Indische Handschriften glichen einander,
nordindische mehr nordindischen, ostindische mehr ostindischen,
westindische mehr westindischen, südindische mehr südindischen.
Aber erst dank des Drucks konnten nicht nur wenige Reiche und Gelehrte mehr als eine Ausgabe besitzen; erst seit viele einen hatten, verglich man sie und störte sich an kleinen Unterschieden.
Erst der Druck schuf den Druck zur Standardisierung.
Erst seit fünfzig Jahren haben wir richtige Standards.
Der Maghreb und Indien haben schon lange von Gelehrten ‒ nicht einer Behörde, einer mächtigen Kommission ‒ entwickelte Standards.
Persien und das osmanische Reich hatten Schreib­traditionen mit etwas Band­breite, mit etwas Spiel.
Auch wenn seit Bergsträßer immer wieder ‒ bis heute ‒ Orienta­listen den Gizeh-Druck von 1924 als Standard bezeichnen, ist er das nicht.
Gewiss seit Saudi-Arabien einen dem 1952er "Zweitdruck" ‒ der an über 900 Stellen vom "Erst­druck" abweicht ‒ von ʿUṯmān Ṭāhā nach­geschriebenen muṣḥaf millionen­fach nachdruckt, gibt es einen ost­arabischen Standard ‒ neben dem türkischen, dem des irani­schen Zentrums für Druck und Ver­breitung des Korans, neben den indo­nesi­schen (von 1983, 2002 und 2018),
sowie dem zahlen­mäßig dominie­ren­den indo-pakistanischen.

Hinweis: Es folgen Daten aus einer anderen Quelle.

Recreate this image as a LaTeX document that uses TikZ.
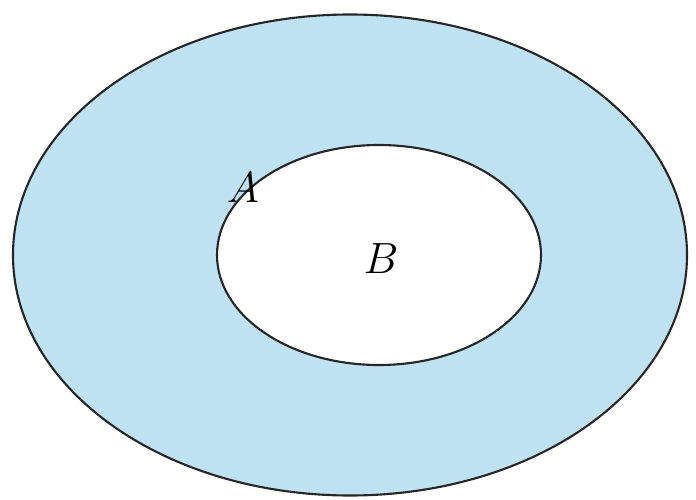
\documentclass[tikz,border=0pt]{standalone}
\usetikzlibrary{shapes.geometric, positioning}
\definecolor{setblue}{RGB}{190,226,242}

\begin{document}
\begin{tikzpicture}[
    setring/.style={ellipse, draw=black!85, line width=1.2pt,
                    inner sep=0pt},
    setlbl/.style={font=\fontsize{37}{42}\selectfont, inner sep=0pt},
]

% --- 画布边界 ---
\useasboundingbox (0,0) rectangle (13.92,9.98);

% --- 外集合 A ---
\node (outerA) [setring, fill=setblue,
    minimum width=13.48cm, minimum height=9.62cm] at (7.0, 4.88) {};

% --- 内集合 B ---
\node (innerB) [setring, fill=white,
    minimum width=6.48cm, minimum height=4.40cm] at (7.58, 4.88) {};

% --- 标签 ---
\node (lblA) [setlbl] at (4.86, 6.22) {$A$};
\node (lblB) [setlbl] at (7.62, 4.80) {$B$};

\end{tikzpicture}
\end{document}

Und gleich noch eine Kernaussage:
Es gibt zwar ZWEI HAUPTstandards, den afrikanischen und den asiatischen, aber man kann auch von Tausenden ausgehen,
denn die vielen Dimensionen der Verschrift­lichung sind frei kombinierbar:
‒ Klanggestalt (Lesarten, Verschrift­lichung der Vortrags­regeln),
‒ Buchstabengerüst (rasm plus dia­kriti­sche Punkte, Quranic Conmmon Text (QCT), cf. ad-Dānī: al-Muqnī),
‒‒‒ manchmal fokusiert man den rasm pur, meist aber kann man ihn gar nicht von den Punkten trennen, ohne diese hat er ja keinen Sinn. Punktierung wird bei den Les­arten berück­sichtigt, da geht es ja nicht nur im Vokale und Buch­staben­ver­doppe­lung, sondern auch um ṭ <> ẓ, ṣ <> ḍ, ʿ <> ġ, b/t/ṯ/n/y, r <> z, f <> q
‒ die Notation stummer und die verkürz­ter Vokal­buch­staben, sowie die langer Vokale,
‒ Einteilung plus Pausen (ǧuz, ḥizb, ruquʿ, Siebtel, Seite, Vers, Pausen­system, Pausen­stellen, Bekräftigung, Nieder­werfung {im Text, am Rande}, Kustode),
‒ Graphisches (wieviel Zeilen je Seite, ein Duktus für den Text, einer für die Basmala, einer für die Surentitel, Ziffern im Text oder am Rand).
Selbst Experten gehen einfach davon aus, dass man vom Duktus auf die Lesart schließen könnte,
oder von der Lesart auf die rasm-Autorität.
So ein Quatsch!
Sie schreiben von »version du Caire« oder »version du Maroc« statt von der Lesart-Überlieferung Ḥafṣ bzw. Warš oder von der Schreibung nach Ibn Naǧāḥ oder ad-Dānī oder der "iranischen vom Zentrum für Druck und Verbreitung" oder der "neuen indo­nesischen" oder von "ʿUṯmān Ṭāhā II, also Kairo1952 in der neuen Fassung des König-Fahd-Komplexes".
Gewiss die verschiedenen Dimen­sionen machen allein keinen muṣḥaf, aber wenn man ver­schiedene ver­gleicht, sollte man sich bewusst sein, WAS man vergleicht, dann sollte man das, worauf es (einem) ankommt und das Bei­werk deutlich unter­scheiden.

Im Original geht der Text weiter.